[START]

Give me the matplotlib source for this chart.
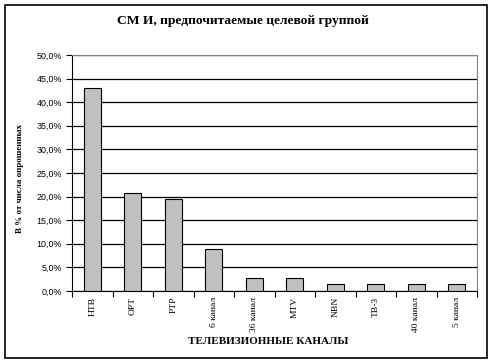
import numpy as np
import matplotlib.pyplot as plt
from matplotlib.patches import Rectangle
from matplotlib.ticker import FuncFormatter, FixedLocator

channels = ["НТВ", "ОРТ", "РТР", "6 канал", "36 канал", "MTV", "NBN", "ТВ-3", "40 канал", "5 канал"]
shares = [43.1, 20.8, 19.4, 9.0, 2.8, 2.8, 1.4, 1.4, 1.4, 1.4]

serif = ["Liberation Serif", "DejaVu Serif"]
sans = ["Liberation Sans", "DejaVu Sans"]

fig = plt.figure(figsize=(4.91, 3.63), dpi=100)
ax = fig.add_axes([72 / 491, 1 - 291 / 363, (477 - 72) / 491, (291 - 55) / 363])

x = np.arange(len(channels))
ax.bar(x, shares, width=0.42, color="#c0c0c0", edgecolor="black", linewidth=0.8, zorder=3)

ax.set_xlim(-0.5, len(channels) - 0.5)
ax.set_ylim(0, 50)
ax.set_yticks(np.arange(0, 51, 5))
ax.yaxis.set_major_formatter(FuncFormatter(lambda v, p: f"{v:.1f}%".replace(".", ",")))
ax.grid(axis="y", color="black", linewidth=0.9, zorder=1)

# category labels in the middle, tick marks on the boundaries
ax.set_xticks(x)
ax.set_xticklabels(channels, rotation=90, fontsize=6.8, family=serif)
ax.tick_params(axis="x", which="major", length=0, pad=4)
ax.xaxis.set_minor_locator(FixedLocator(np.arange(-0.5, len(channels), 1)))
ax.tick_params(axis="x", which="minor", length=4, width=0.8, direction="out")
ax.tick_params(axis="y", length=4, width=0.8, direction="out", labelsize=6.4, pad=3)
for lab in ax.get_yticklabels():
    lab.set_family(sans)

for s in ["top", "right"]:
    ax.spines[s].set_color("#808080")
for s in ["left", "bottom"]:
    ax.spines[s].set_color("black")
for s in ax.spines.values():
    s.set_linewidth(0.8)

fig.text(243 / 491, 1 - 21 / 363, "СМ И, предпочитаемые целевой группой", ha="center", va="center",
         fontsize=9.7, fontweight="bold", family=serif)
fig.text(20 / 491, 1 - 178 / 363, "В % от числа опрошенных", rotation=90, ha="center", va="center",
         fontsize=6.5, fontweight="bold", family=serif)
fig.text(268 / 491, 1 - 342 / 363, "ТЕЛЕВИЗИОННЫЕ КАНАЛЫ", ha="center", va="center",
         fontsize=8, fontweight="bold", family=serif)

# outer frame around the chart
fig.patches.append(Rectangle((4.5 / 491, 1 - 358 / 363), 482 / 491, 353.5 / 363,
                             transform=fig.transFigure, fill=False, edgecolor="black", linewidth=1.2))

fig.savefig("out.png", dpi=100)
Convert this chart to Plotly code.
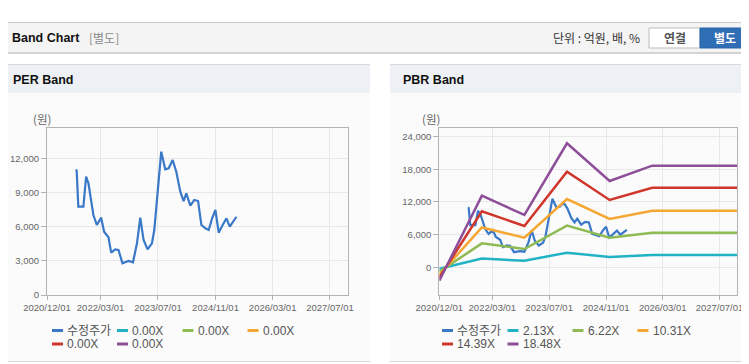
import plotly.graph_objects as go

# The html page body has an 8px default margin, so the figure is offset by it.
OX, OY = 8, 8
W, H = 741, 356

# ---------------- data ----------------
price_dates = [
    '2021-08-05', '2021-08-10', '2021-08-24', '2021-10-06', '2021-10-29', '2021-11-18',
    '2021-12-30', '2022-01-28', '2022-03-06', '2022-03-31', '2022-05-07', '2022-05-30',
    '2022-07-03', '2022-07-31', '2022-09-03', '2022-10-24', '2022-12-01', '2023-01-04',
    '2023-02-01', '2023-03-01', '2023-04-04', '2023-05-11', '2023-05-31', '2023-06-28',
    '2023-07-29', '2023-09-01', '2023-09-30', '2023-11-03', '2023-12-04', '2024-01-07',
    '2024-02-04', '2024-02-27', '2024-04-01', '2024-05-05', '2024-06-06', '2024-07-04',
    '2024-08-07', '2024-09-04', '2024-10-03', '2024-10-31', '2024-11-28', '2024-12-27',
    '2025-02-02', '2025-03-02', '2025-04-05', '2025-04-28']
price_values = [
    11030, 10900, 7750, 7750, 10385, 9800,
    7020, 6145, 6790, 5560, 5065, 3715,
    4010, 3950, 2780, 2985, 2870, 4535,
    6790, 4830, 4010, 4535, 5705, 9215,
    12580, 11030, 11120, 11850, 10825, 9070,
    8250, 8925, 7840, 8340, 8250, 6145,
    5855, 5705, 6730, 7460, 5470, 6055,
    6730, 5995, 6585, 6870]

band_dates = ['2020-12-01', '2021-12-01', '2022-12-01', '2023-12-01',
              '2024-12-01', '2025-12-01', '2027-12-01']
band_2_13 = [-280, 1600, 1210, 2680, 1900, 2260, 2260]
band_6_22 = [-830, 4400, 3360, 7650, 5440, 6350, 6350]
band_10_31 = [-1370, 7330, 5440, 12550, 8880, 10400, 10400]
band_14_39 = [-1910, 10300, 7590, 17570, 12370, 14630, 14630]
band_18_48 = [-2460, 13150, 9610, 22790, 15860, 18670, 18670]

per_names = ['수정주가', '0.00X', '0.00X', '0.00X', '0.00X', '0.00X']
pbr_names = ['수정주가', '2.13X', '6.22X', '10.31X', '14.39X', '18.48X']
series_colors = ['#3a78c8', '#22b2c6', '#8fbb55', '#f5a733', '#cf372d', '#8c4f98']

x_tickvals = ['2020-12-01', '2022-03-01', '2023-07-01', '2024-11-01', '2026-03-01', '2027-07-01']
x_ticktext = ['2020/12/01', '2022/03/01', '2023/07/01', '2024/11/01', '2026/03/01', '2027/07/01']
x_range = ['2020-12-01', '2027-12-01']
per_y_range = [0, 14660]
pbr_y_range = [-5090, 25540]


def px(x):
    return (x - OX) / W


def py(y):
    return 1 - (y - OY) / H


fig = go.Figure()

# PER chart
fig.add_trace(go.Scatter(x=price_dates, y=price_values, mode='lines', name=per_names[0],
                         line=dict(color=series_colors[0], width=2.2),
                         xaxis='x', yaxis='y', showlegend=False))
for i in range(1, 6):
    fig.add_trace(go.Scatter(x=[], y=[], mode='lines', name=per_names[i],
                             line=dict(color=series_colors[i], width=2.5),
                             xaxis='x', yaxis='y', showlegend=False))

# PBR chart
fig.add_trace(go.Scatter(x=price_dates, y=price_values, mode='lines', name=pbr_names[0],
                         line=dict(color=series_colors[0], width=2.2),
                         xaxis='x2', yaxis='y2', showlegend=False))
for i, vals in enumerate([band_2_13, band_6_22, band_10_31, band_14_39, band_18_48], start=1):
    fig.add_trace(go.Scatter(x=band_dates, y=vals, mode='lines', name=pbr_names[i],
                             line=dict(color=series_colors[i], width=2.5),
                             xaxis='x2', yaxis='y2', showlegend=False))

tickfont = dict(family='Liberation Sans, Arial, sans-serif', size=9.5, color='#666666')
axis_common = dict(showline=True, linecolor='#b3b3b3', linewidth=1, mirror=True,
                   showgrid=True, gridcolor='#e8e8e8', gridwidth=1, zeroline=False,
                   ticks='outside', tickcolor='#b3b3b3', tickfont=tickfont,
                   fixedrange=True, automargin=False)

fig.update_layout(
    width=W, height=H, autosize=False,
    margin=dict(l=0, r=0, t=0, b=0, pad=0, autoexpand=False),
    paper_bgcolor='white', plot_bgcolor='white',
    showlegend=False,
    xaxis=dict(domain=[px(47), px(348)], anchor='y', type='date', range=x_range,
               tickmode='array', tickvals=x_tickvals, ticktext=x_ticktext, ticklen=4,
               **axis_common),
    yaxis=dict(domain=[py(295), py(128)], anchor='x', range=per_y_range,
               tickmode='linear', tick0=0, dtick=3000, tickformat=',', ticklen=5,
               **axis_common),
    xaxis2=dict(domain=[px(439.3), px(737.3)], anchor='y2', type='date', range=x_range,
                tickmode='array', tickvals=x_tickvals, ticktext=x_ticktext, ticklen=4,
                **axis_common),
    yaxis2=dict(domain=[py(295), py(128.3)], anchor='x2', range=pbr_y_range,
                tickmode='linear', tick0=0, dtick=6000, tickformat=',', ticklen=5,
                **axis_common),
)

shapes = []


def rect(x0, y0, x1, y1, fill, line_color=None, lw=0):
    shapes.append(dict(type='rect', xref='paper', yref='paper', layer='below',
                       x0=px(x0), x1=px(x1), y0=py(y1), y1=py(y0),
                       fillcolor=fill,
                       line=dict(color=line_color or fill, width=lw)))


def hline(x0, x1, y, color, w=1, layer='below'):
    shapes.append(dict(type='line', xref='paper', yref='paper', layer=layer,
                       x0=px(x0), x1=px(x1), y0=py(y), y1=py(y),
                       line=dict(color=color, width=w)))


# top header bar
rect(0, 23, 760, 52, '#f4f4f4')
hline(0, 760, 22.5, '#c9c9c9', 1)
hline(0, 760, 53, '#d4d4d4', 2)
# buttons
rect(649, 28, 700, 48, '#ffffff', '#bdbdbd', 1)
rect(700, 28, 760, 48, '#2f6db4', '#2a64a8', 1)

# panels
for (a, b) in [(0, 370), (390, 760)]:
    rect(a, 93, b, 361, '#fbfbfb')
    rect(a, 65, b, 93, '#edf1f6')
    hline(a, b, 64.5, '#d9d9d9', 1)
    hline(a, b, 361.5, '#d6d6d6', 1)

annotations = []


def text(x, y, s, size=12, color='#555555', family='Liberation Sans, Noto Sans CJK KR, sans-serif',
         xanchor='left', bold=False):
    if bold:
        s = '<b>' + s + '</b>'
    annotations.append(dict(xref='paper', yref='paper', x=px(x), y=py(y), text=s,
                            showarrow=False, xanchor=xanchor, yanchor='middle',
                            font=dict(size=size, color=color, family=family)))


text(10, 38, 'Band Chart', size=12.5, color='#111111', bold=True)
text(87, 38, '[별도]', size=12, color='#8a8a8a', family='Noto Sans CJK KR, sans-serif')
text(642, 38, '단위 : 억원, 배, %', size=12, color='#333333',
     family='Noto Sans CJK KR, sans-serif', xanchor='right')
text(674.5, 38, '연결', size=12, color='#555555', family='Noto Sans CJK KR, sans-serif',
     xanchor='center', bold=True)
text(724.5, 38, '별도', size=12, color='#ffffff', family='Noto Sans CJK KR, sans-serif',
     xanchor='center', bold=True)

text(11, 80, 'PER Band', size=12.5, color='#111111', bold=True)
text(401, 80, 'PBR Band', size=12.5, color='#111111', bold=True)
text(31, 119, '(원)', size=11.5, color='#666666', family='Noto Sans CJK KR, sans-serif')
text(420, 119, '(원)', size=11.5, color='#666666', family='Noto Sans CJK KR, sans-serif')

# custom legends
rows = [330.5, 344]
left_slots = [(52, rows[0]), (117, rows[0]), (182.5, rows[0]), (247.5, rows[0]),
              (52, rows[1]), (117, rows[1])]
right_slots = [(442, rows[0]), (507.5, rows[0]), (572.5, rows[0]), (637.5, rows[0]),
               (442, rows[1]), (507.5, rows[1])]
for names, slots in [(per_names, left_slots), (pbr_names, right_slots)]:
    for name, color, (gx, gy) in zip(names, series_colors, slots):
        shapes.append(dict(type='line', xref='paper', yref='paper', layer='above',
                           x0=px(gx), x1=px(gx + 11), y0=py(gy), y1=py(gy),
                           line=dict(color=color, width=3)))
        text(gx + 13, gy, name, size=12, color='#555555')

fig.update_layout(shapes=shapes, annotations=annotations)

fig.write_html('out.html')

[END]

## What is needed
Your task is to return the lines above, from the first one up to and including the line containing "lab.set_family(sans)", minus any pictures.

## Written response
Give me the matplotlib source for this chart.
import numpy as np
import matplotlib.pyplot as plt
from matplotlib.patches import Rectangle
from matplotlib.ticker import FuncFormatter, FixedLocator

channels = ["НТВ", "ОРТ", "РТР", "6 канал", "36 канал", "MTV", "NBN", "ТВ-3", "40 канал", "5 канал"]
shares = [43.1, 20.8, 19.4, 9.0, 2.8, 2.8, 1.4, 1.4, 1.4, 1.4]

serif = ["Liberation Serif", "DejaVu Serif"]
sans = ["Liberation Sans", "DejaVu Sans"]

fig = plt.figure(figsize=(4.91, 3.63), dpi=100)
ax = fig.add_axes([72 / 491, 1 - 291 / 363, (477 - 72) / 491, (291 - 55) / 363])

x = np.arange(len(channels))
ax.bar(x, shares, width=0.42, color="#c0c0c0", edgecolor="black", linewidth=0.8, zorder=3)

ax.set_xlim(-0.5, len(channels) - 0.5)
ax.set_ylim(0, 50)
ax.set_yticks(np.arange(0, 51, 5))
ax.yaxis.set_major_formatter(FuncFormatter(lambda v, p: f"{v:.1f}%".replace(".", ",")))
ax.grid(axis="y", color="black", linewidth=0.9, zorder=1)

# category labels in the middle, tick marks on the boundaries
ax.set_xticks(x)
ax.set_xticklabels(channels, rotation=90, fontsize=6.8, family=serif)
ax.tick_params(axis="x", which="major", length=0, pad=4)
ax.xaxis.set_minor_locator(FixedLocator(np.arange(-0.5, len(channels), 1)))
ax.tick_params(axis="x", which="minor", length=4, width=0.8, direction="out")
ax.tick_params(axis="y", length=4, width=0.8, direction="out", labelsize=6.4, pad=3)
for lab in ax.get_yticklabels():
    lab.set_family(sans)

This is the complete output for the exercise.